Copyright © 2007 Pro>Active Publications. Used by permission.


To understand the significance of my arrival at Temple University, it is essential to understand the places I have been in my career; the geographic locations, cultures and communities where I have lived and developed my leadership skills. In order to professionally evolve, I had to immerse my life, and as a result, the lives of my family, into the multitude of towns, boroughs and cities where we have resided. I grew up the elder of two daughters in a middle class, African American family in a suburb of Toledo, Ohio. I could see the towers of the University of Toledo when standing in my driveway. Our neighborhood, during the late 1960s, and 1970s, was on the "right side of the tracks" for African Americans. In my close-knit group of friends, we attended church regularly, respected authority, studied hard, loved to party and to shop. It was a time of awakening to the rights of women and the emergence of equality for blacks. It was never a question of "Are you going to College" but "Where are you going to College?" Education was the prize we all valued.
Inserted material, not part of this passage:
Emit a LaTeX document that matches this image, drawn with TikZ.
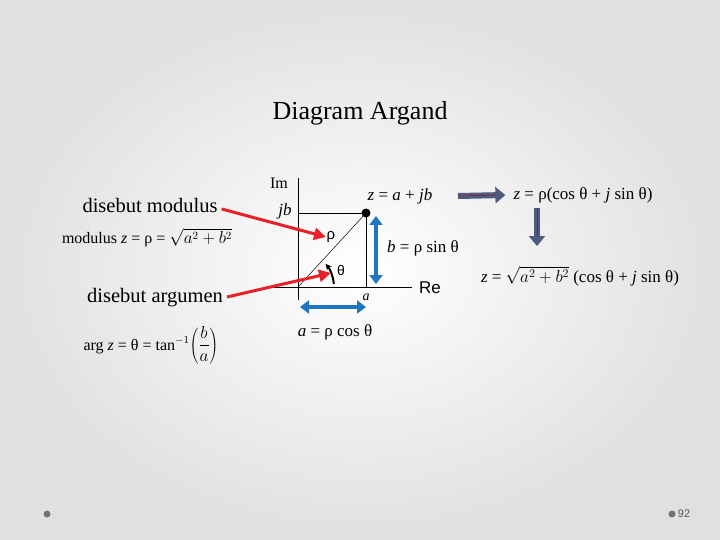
\documentclass[tikz,border=0pt]{standalone}
\usepackage{fontspec}
\setmainfont{Liberation Serif}
\newfontfamily\sansf{Liberation Sans}
\usetikzlibrary{arrows.meta}
\definecolor{redA}{HTML}{E8202A}
\definecolor{blueA}{HTML}{1F75C0}
\definecolor{slate}{HTML}{4E5A7E}
\tikzset{
  redarr/.style={redA,line width=3pt,-{Triangle[length=12pt,width=12pt]}},
  bluearr/.style={blueA,line width=4pt,{Triangle[length=9pt,width=13pt]}-{Triangle[length=9pt,width=13pt]}},
  slatearr/.style={slate,line width=6pt,-{Triangle[length=10pt,width=16pt]}},
  lbl/.style={inner sep=0pt,font=\fontsize{17}{19}\selectfont},
  ax/.style={line width=0.8pt}
}
\newcommand{\zi}{\textit{z}}
\begin{document}
\begin{tikzpicture}[x=1pt,y=-1pt]
\useasboundingbox (0,0) rectangle (720,540);
\shade[inner color=white,outer color=black!12] (0,0) rectangle (720,540);
\node[lbl,font=\fontsize{26}{28}\selectfont] (title) at (360,113) {Diagram Argand};
% axes
\coordinate (O) at (298,287);
\coordinate (P) at (366,213);
\coordinate (imtop) at (298,178);
\coordinate (imbot) at (298,300);
\coordinate (releft) at (270,287);
\coordinate (reright) at (412,287);
\coordinate (jbL) at (298,213);
\coordinate (aB) at (366,287);
\draw[ax] (imbot) -- (imtop);
\draw[ax] (releft) -- (reright);
\draw[ax] (jbL) -- (P) -- (aB);
\draw[line width=0.5pt] (O) -- (P);
\fill (P) circle (4.5);
\node[lbl,font=\fontsize{16}{18}\selectfont] (im) at (279,183) {Im};
\node[lbl] (jb) at (285,211) {\textit{jb}};
\node[lbl,font=\sansf\fontsize{17}{19}\selectfont] (re) at (430,288) {Re};
\node[lbl,font=\sansf\fontsize{15}{17}\selectfont] (rho) at (331,237) {ρ};
\node[lbl,font=\sansf\fontsize{14}{16}\selectfont] (th) at (341,270) {θ};
\node[lbl,font=\fontsize{14}{16}\selectfont] (alab) at (366,297) {\textit{a}};
\draw[line width=2pt,-{Stealth[length=6pt,width=6pt]}] ([shift={(-5:36)}]O) arc[start angle=-5,end angle=-40,radius=36];
\node[lbl] (zab) at (400,196) {\zi\ = \textit{a} + \textit{jb}};
\node[lbl] (bsin) at (423,248) {\textit{b} = ρ sin θ};
\node[lbl] (acos) at (335,332) {\textit{a} = ρ cos θ};
\coordinate (bt) at (376,216); \coordinate (bb) at (376,284);
\draw[bluearr] (bt) -- (bb);
\coordinate (al) at (300,307); \coordinate (ar) at (366,307);
\draw[bluearr] (al) -- (ar);
% left side
\node[lbl,font=\fontsize{20.5}{22}\selectfont] (dm) at (150,205) {disebut modulus};
\node[lbl,font=\fontsize{16}{18}\selectfont] (mod) at (147,238) {modulus \zi\ = ρ = $\sqrt{a^2+b^2}$};
\node[lbl,font=\fontsize{20.5}{22}\selectfont] (da) at (155,298) {disebut argumen};
\node[lbl,font=\fontsize{16}{18}\selectfont] (arg) at (151,345) {arg \zi\ = θ = tan$^{-1}\!\left(\displaystyle\frac{b}{a}\right)$};
\draw[redarr] ([shift={(4,4)}]dm.east) -- (326,237);
\draw[redarr] ([shift={(4,-1)}]da.east) -- (331,273);
% right side
\node[lbl,font=\fontsize{17}{19}\selectfont] (polar) at (583,195) {\zi\ = ρ(cos θ + \textit{j} sin θ)};
\node[lbl,font=\fontsize{17}{19}\selectfont] (full) at (580,276) {\zi\ = $\sqrt{a^2+b^2}$ (cos θ + \textit{j} sin θ)};
\coordinate (s1) at (458,196);
\draw[slatearr] (s1) -- ([xshift=-8pt]polar.west);
\draw[redA!70!black,line width=0.5pt] (s1) -- ([xshift=-18pt]polar.west);
\coordinate (d1) at (537,208); \coordinate (d2) at (537,246);
\draw[slatearr] (d1) -- (d2);
\draw[redA!70!black,line width=0.5pt] (d1) -- (537,236);
% footer
\fill[black!55] (47,514) circle (3.5);
\fill[black!55] (672,514) circle (3.5);
\node[lbl,font=\sansf\fontsize{11}{13}\selectfont,text=black!65] (pg) at (684,514) {92};
\end{tikzpicture}
\end{document}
During course studies for my Masters Degree in College Student Personnel, I became well aware of the inequities facing students of color. I questioned why there was a lack of diverse faculty, noted the absence of women in certain disciplines, and was struck by the unspoken fear and disdain when the terms multiculturalism, diversity, or minority were mentioned. It was during this period that I knew I would focus my work in higher education on advocating for change, supporting difference, and enhancing equality for all university students.